One of the major initiatives by Oxford College in 2010 was the construction of a Pharmaceutical Plant inside the college and the launching of two important new programs: Pharmaceutical Manufacturing Technologist and Pharmaceutical Quality Assurance /Quality Control (QA/QC) Technologist.
Both programs, which are about a year long, offer students training to work in the pharmaceutical and biotechnology industries. According to a recent report, the Canadian pharmaceutical market, which had a total revenue of $26.6 billion in 2010, is the eighth largest in the world, and is the fourth fastest growing after China, the US and Spain.
To meet the needs of these industries, Oxford College rebuilt one section of its campus into a pharmaceutical plant. Over ten rooms are inside – each with their own high-tech machinery that create capsules, pills and a wide variety of other medicines. 60 000 tablets can be created at this plant in a typical shift.
The construction of the pharmaceutical plant was carried out during the summer of 2010, and involved a rigorous process of following safety regulations and ‘Good Management Practices’. Besides creating separate rooms for each of the machines, the rooms had to be engineered so that the air pressure would prevent any possibility of contamination. Even the floor was specially built in order to prevent dust from being spread around.
After this was completed, Oxford launched the two new pharmaceutical programs, headed by Feroz Anjum (Pharmaceutical Manufacturing) and Sim Maharaj (Pharmaceutical QA/QC). The Pharmaceutical Manufacturing programs teach students how to operate machinery and create medicines “all the way from dispensing to the finished product,” according to Mr. Anjum. The program emphasizes the safety aspects involved in this industry – for the personnel, equipment and products.
The students in this program comment that 65% of the training is hands on, working in the lab or on the machines. Sedrick Samuda explains the most challenging aspect is getting the formula for the drug product to be within specifications. “If you don’t get it right there with the mixture,” he says, “everything will be screwed up.”
The Pharmaceutical QA/QC program involves two components – documenting and evaluating the products, and testing the production system and making sure the process is following standard operating procedures. Mr. Maharaj explains that pharmaceutical production is “not like an assembly line,” and you need highly-skilled and trained professionals to oversee its functions.

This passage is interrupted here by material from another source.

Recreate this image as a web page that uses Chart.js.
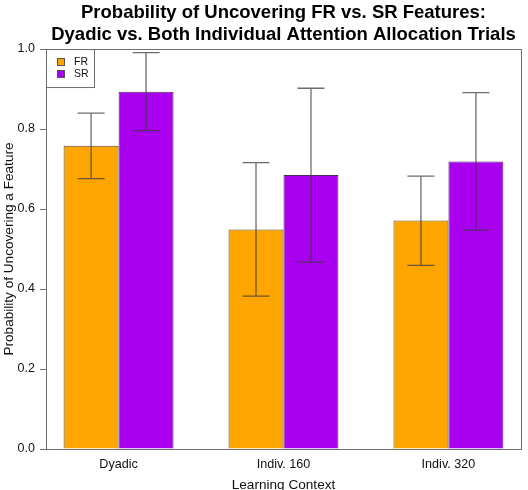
<!DOCTYPE html>
<html>
<head>
<meta charset="utf-8">
<script src="https://cdn.jsdelivr.net/npm/chart.js@4"></script>
<style>
html, body { margin: 0; padding: 0; background: #fff; }
</style>
</head>
<body>
<canvas id="chart" width="528" height="490"></canvas>
<script>
// ---------------- Data ----------------
const categories = ["Dyadic", "Indiv. 160", "Indiv. 320"];
const seriesNames = ["FR", "SR"];

const frMeans = [0.758, 0.549, 0.571];
const frLower = [0.676, 0.382, 0.459];
const frUpper = [0.840, 0.716, 0.682];

const srMeans = [0.893, 0.685, 0.719];
const srLower = [0.796, 0.467, 0.547];
const srUpper = [0.991, 0.902, 0.891];

const yTicks = [0, 0.2, 0.4, 0.6, 0.8, 1.0];

const titleLines = [
    "Probability of Uncovering FR vs. SR Features:",
    "Dyadic vs. Both Individual Attention Allocation Trials"
];

const FONT = "'Liberation Sans', Arial, Helvetica, sans-serif";

// ---------------- Plugins ----------------
// error bars from the lower/upper arrays, placed with the chart's own y scale
const errorBars = {
    id: "errorBars",
    afterDatasetsDraw(chart) {
        const ctx = chart.ctx;
        const y = chart.scales.y;
        ctx.save();
        ctx.strokeStyle = "rgba(60,60,60,0.75)";
        ctx.lineWidth = 1.3;
        chart.data.datasets.forEach((ds, i) => {
            chart.getDatasetMeta(i).data.forEach((bar, j) => {
                const top = y.getPixelForValue(ds.upper[j]);
                const bot = y.getPixelForValue(ds.lower[j]);
                const half = 13.5;
                ctx.beginPath();
                ctx.moveTo(bar.x, top);
                ctx.lineTo(bar.x, bot);
                ctx.moveTo(bar.x - half, top);
                ctx.lineTo(bar.x + half, top);
                ctx.moveTo(bar.x - half, bot);
                ctx.lineTo(bar.x + half, bot);
                ctx.stroke();
            });
        });
        ctx.restore();
    }
};

// frame around the plot + boxed legend top-left
const boxAndLegend = {
    id: "boxAndLegend",
    afterDraw(chart) {
        const ctx = chart.ctx;
        const a = chart.chartArea;
        ctx.save();
        ctx.strokeStyle = "#6e6e6e";
        ctx.lineWidth = 1;
        ctx.strokeRect(a.left + 0.5, a.top + 0.5, a.right - a.left, a.bottom - a.top);

        ctx.strokeRect(a.left + 0.5, a.top + 0.5, 48, 38);
        ctx.font = "10.5px " + FONT;
        ctx.textBaseline = "middle";
        chart.data.datasets.forEach((ds, i) => {
            const cy = a.top + 13 + i * 12;
            ctx.fillStyle = ds.backgroundColor;
            ctx.fillRect(a.left + 11, cy - 4, 8, 8);
            ctx.strokeStyle = "#555";
            ctx.strokeRect(a.left + 11.5, cy - 3.5, 7, 7);
            ctx.fillStyle = "#111";
            ctx.fillText(ds.label, a.left + 28, cy + 0.5);
        });
        ctx.restore();
    }
};

// ---------------- Chart ----------------
const ctx = document.getElementById("chart").getContext("2d");

new Chart(ctx, {
    type: "bar",
    data: {
        datasets: [
            {
                label: seriesNames[0],
                data: frMeans.map((v, i) => ({ x: i, y: v })),
                lower: frLower,
                upper: frUpper,
                backgroundColor: "#FFA500",
                borderColor: "#5a4a30",
                borderWidth: 1
            },
            {
                label: seriesNames[1],
                data: srMeans.map((v, i) => ({ x: i, y: v })),
                lower: srLower,
                upper: srUpper,
                backgroundColor: "#AA00F0",
                borderColor: "#4a2a5a",
                borderWidth: 1
            }
        ]
    },
    options: {
        responsive: false,
        devicePixelRatio: 1,
        animation: false,
        categoryPercentage: 2 / 3,
        barPercentage: 1,
        layout: { padding: { left: 0, right: 7, top: 0, bottom: 0 } },
        plugins: {
            legend: { display: false },
            tooltip: { enabled: false },
            title: {
                display: true,
                text: titleLines,
                fullSize: false,
                color: "#000",
                font: { family: FONT, size: 18.5, weight: "bold", lineHeight: 1.19 },
                padding: { top: 2, bottom: 3 }
            }
        },
        scales: {
            x: {
                type: "linear",
                offset: false,
                min: -0.44,
                max: 2.44,
                afterBuildTicks: s => { s.ticks = categories.map((c, i) => ({ value: i })); },
                afterFit: s => { s.height = 41; },
                ticks: {
                    callback: v => categories[v],
                    autoSkip: false,
                    maxRotation: 0,
                    padding: 0,
                    color: "#111",
                    font: { family: FONT, size: 12.6 }
                },
                grid: { display: false },
                border: { display: false },
                title: {
                    display: true,
                    text: "Learning Context",
                    color: "#111",
                    font: { family: FONT, size: 13.6, lineHeight: 0.75 },
                    padding: { top: 0, bottom: 0 }
                }
            },
            y: {
                min: 0,
                max: 1,
                afterBuildTicks: s => { s.ticks = yTicks.map(v => ({ value: v })); },
                afterFit: s => { s.width = 46; },
                ticks: {
                    callback: v => v.toFixed(1),
                    padding: 5,
                    color: "#111",
                    font: { family: FONT, size: 12.5 }
                },
                grid: { drawOnChartArea: false, drawTicks: true, tickLength: 6, color: "#6e6e6e" },
                border: { display: true, color: "#6e6e6e" },
                title: {
                    display: true,
                    text: "Probability of Uncovering a Feature",
                    color: "#111",
                    font: { family: FONT, size: 13.6, lineHeight: 1.2 },
                    padding: { top: 1, bottom: 0 }
                }
            }
        }
    },
    plugins: [errorBars, boxAndLegend]
});
</script>
</body>
</html>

Oxford College is very confident that it has developed a pair of programs which will appeal to the more than one hundred pharmaceutical companies which operate in the Toronto-area. Kim MacDonald, our Career Counsellor, remarked that a Toronto-based pharmaceutical company contacted her a few weeks earlier to say they were looking to fill 17 positions – Kim only had four Pharmaceutical Manufacturing students who were ready to take those jobs! This is very exciting for the current students – Kevin McLoggan, who recently started the program, says “the skill is in high demand. Employers are after you.”